What is being asked:
Write out the full listing exactly as given, minus the images.

## Begin Data block

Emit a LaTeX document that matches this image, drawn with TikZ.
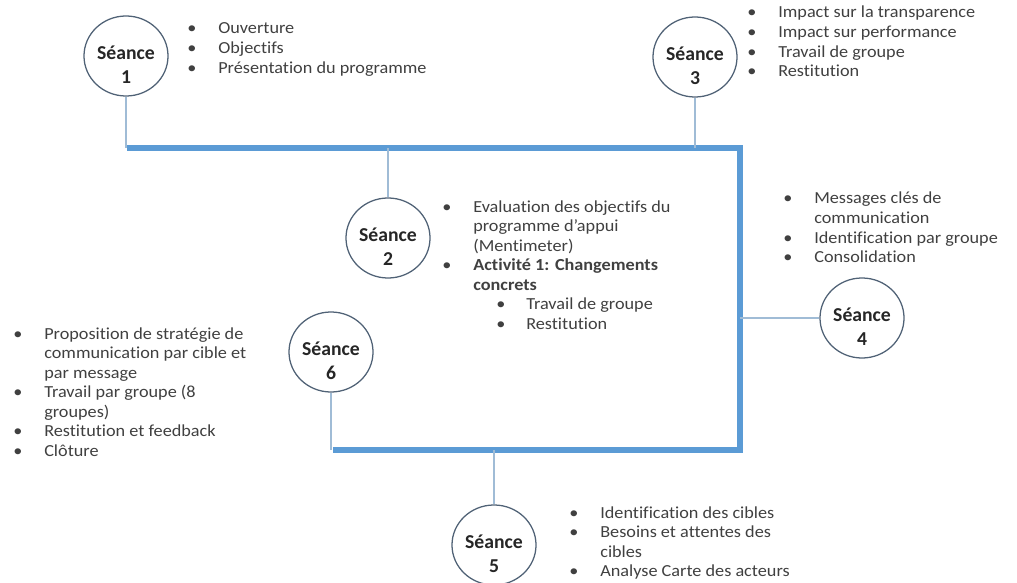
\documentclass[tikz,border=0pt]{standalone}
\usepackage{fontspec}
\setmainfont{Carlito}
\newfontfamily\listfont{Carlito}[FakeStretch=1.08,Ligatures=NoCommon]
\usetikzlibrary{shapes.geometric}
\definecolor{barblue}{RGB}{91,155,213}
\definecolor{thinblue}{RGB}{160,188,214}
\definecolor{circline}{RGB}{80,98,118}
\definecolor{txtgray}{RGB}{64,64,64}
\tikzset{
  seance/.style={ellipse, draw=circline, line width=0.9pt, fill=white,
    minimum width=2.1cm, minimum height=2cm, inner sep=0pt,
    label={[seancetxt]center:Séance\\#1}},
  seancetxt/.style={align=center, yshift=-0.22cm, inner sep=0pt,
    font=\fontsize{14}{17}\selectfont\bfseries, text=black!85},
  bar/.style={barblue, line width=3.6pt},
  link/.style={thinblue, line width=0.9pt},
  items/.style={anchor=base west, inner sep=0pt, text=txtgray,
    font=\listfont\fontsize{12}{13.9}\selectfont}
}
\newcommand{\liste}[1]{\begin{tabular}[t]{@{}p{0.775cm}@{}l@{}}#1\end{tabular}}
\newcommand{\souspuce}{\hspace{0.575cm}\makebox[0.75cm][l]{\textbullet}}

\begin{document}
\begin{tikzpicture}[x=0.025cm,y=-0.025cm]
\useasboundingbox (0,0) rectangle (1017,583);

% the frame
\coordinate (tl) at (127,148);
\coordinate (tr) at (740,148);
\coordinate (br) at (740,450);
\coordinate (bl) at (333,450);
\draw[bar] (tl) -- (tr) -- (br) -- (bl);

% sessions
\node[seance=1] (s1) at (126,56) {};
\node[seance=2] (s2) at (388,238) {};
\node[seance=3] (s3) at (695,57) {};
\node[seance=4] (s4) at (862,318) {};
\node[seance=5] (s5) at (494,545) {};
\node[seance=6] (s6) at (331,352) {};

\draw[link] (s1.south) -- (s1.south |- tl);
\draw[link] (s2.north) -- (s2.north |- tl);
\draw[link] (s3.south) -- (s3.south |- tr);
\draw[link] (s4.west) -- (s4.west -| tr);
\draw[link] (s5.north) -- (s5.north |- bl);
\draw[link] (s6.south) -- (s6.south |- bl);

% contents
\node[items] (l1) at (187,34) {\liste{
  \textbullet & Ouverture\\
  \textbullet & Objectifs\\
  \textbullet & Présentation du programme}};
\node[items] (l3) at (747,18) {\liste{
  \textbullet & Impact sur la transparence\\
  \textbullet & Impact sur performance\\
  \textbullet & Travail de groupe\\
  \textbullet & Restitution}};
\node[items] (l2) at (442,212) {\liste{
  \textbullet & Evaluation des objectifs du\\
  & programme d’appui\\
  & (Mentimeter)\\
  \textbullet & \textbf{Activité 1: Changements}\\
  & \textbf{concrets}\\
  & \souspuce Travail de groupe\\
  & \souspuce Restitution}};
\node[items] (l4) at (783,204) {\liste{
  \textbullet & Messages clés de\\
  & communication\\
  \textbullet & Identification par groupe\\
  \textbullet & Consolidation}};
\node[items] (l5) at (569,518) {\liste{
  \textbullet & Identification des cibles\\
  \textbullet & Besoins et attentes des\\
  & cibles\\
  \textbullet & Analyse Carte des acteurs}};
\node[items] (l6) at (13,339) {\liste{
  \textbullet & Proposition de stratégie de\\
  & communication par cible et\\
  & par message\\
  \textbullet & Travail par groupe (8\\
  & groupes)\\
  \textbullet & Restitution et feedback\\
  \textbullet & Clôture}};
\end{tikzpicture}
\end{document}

## End Data block

Problem solution:
Emit a LaTeX document that matches this image, drawn with TikZ.
\documentclass[tikz,border=0pt]{standalone}
\usepackage{fontspec}
\setmainfont{Carlito}
\newfontfamily\listfont{Carlito}[FakeStretch=1.08,Ligatures=NoCommon]
\usetikzlibrary{shapes.geometric}
\definecolor{barblue}{RGB}{91,155,213}
\definecolor{thinblue}{RGB}{160,188,214}
\definecolor{circline}{RGB}{80,98,118}
\definecolor{txtgray}{RGB}{64,64,64}
\tikzset{
  seance/.style={ellipse, draw=circline, line width=0.9pt, fill=white,
    minimum width=2.1cm, minimum height=2cm, inner sep=0pt,
    label={[seancetxt]center:Séance\\#1}},
  seancetxt/.style={align=center, yshift=-0.22cm, inner sep=0pt,
    font=\fontsize{14}{17}\selectfont\bfseries, text=black!85},
  bar/.style={barblue, line width=3.6pt},
  link/.style={thinblue, line width=0.9pt},
  items/.style={anchor=base west, inner sep=0pt, text=txtgray,
    font=\listfont\fontsize{12}{13.9}\selectfont}
}
\newcommand{\liste}[1]{\begin{tabular}[t]{@{}p{0.775cm}@{}l@{}}#1\end{tabular}}
\newcommand{\souspuce}{\hspace{0.575cm}\makebox[0.75cm][l]{\textbullet}}

\begin{document}
\begin{tikzpicture}[x=0.025cm,y=-0.025cm]
\useasboundingbox (0,0) rectangle (1017,583);

% the frame
\coordinate (tl) at (127,148);
\coordinate (tr) at (740,148);
\coordinate (br) at (740,450);
\coordinate (bl) at (333,450);
\draw[bar] (tl) -- (tr) -- (br) -- (bl);

% sessions
\node[seance=1] (s1) at (126,56) {};
\node[seance=2] (s2) at (388,238) {};
\node[seance=3] (s3) at (695,57) {};
\node[seance=4] (s4) at (862,318) {};
\node[seance=5] (s5) at (494,545) {};
\node[seance=6] (s6) at (331,352) {};

\draw[link] (s1.south) -- (s1.south |- tl);
\draw[link] (s2.north) -- (s2.north |- tl);
\draw[link] (s3.south) -- (s3.south |- tr);
\draw[link] (s4.west) -- (s4.west -| tr);
\draw[link] (s5.north) -- (s5.north |- bl);
\draw[link] (s6.south) -- (s6.south |- bl);

% contents
\node[items] (l1) at (187,34) {\liste{
  \textbullet & Ouverture\\
  \textbullet & Objectifs\\
  \textbullet & Présentation du programme}};
\node[items] (l3) at (747,18) {\liste{
  \textbullet & Impact sur la transparence\\
  \textbullet & Impact sur performance\\
  \textbullet & Travail de groupe\\
  \textbullet & Restitution}};
\node[items] (l2) at (442,212) {\liste{
  \textbullet & Evaluation des objectifs du\\
  & programme d’appui\\
  & (Mentimeter)\\
  \textbullet & \textbf{Activité 1: Changements}\\
  & \textbf{concrets}\\
  & \souspuce Travail de groupe\\
  & \souspuce Restitution}};
\node[items] (l4) at (783,204) {\liste{
  \textbullet & Messages clés de\\
  & communication\\
  \textbullet & Identification par groupe\\
  \textbullet & Consolidation}};
\node[items] (l5) at (569,518) {\liste{
  \textbullet & Identification des cibles\\
  \textbullet & Besoins et attentes des\\
  & cibles\\
  \textbullet & Analyse Carte des acteurs}};
\node[items] (l6) at (13,339) {\liste{
  \textbullet & Proposition de stratégie de\\
  & communication par cible et\\
  & par message\\
  \textbullet & Travail par groupe (8\\
  & groupes)\\
  \textbullet & Restitution et feedback\\
  \textbullet & Clôture}};
\end{tikzpicture}
\end{document}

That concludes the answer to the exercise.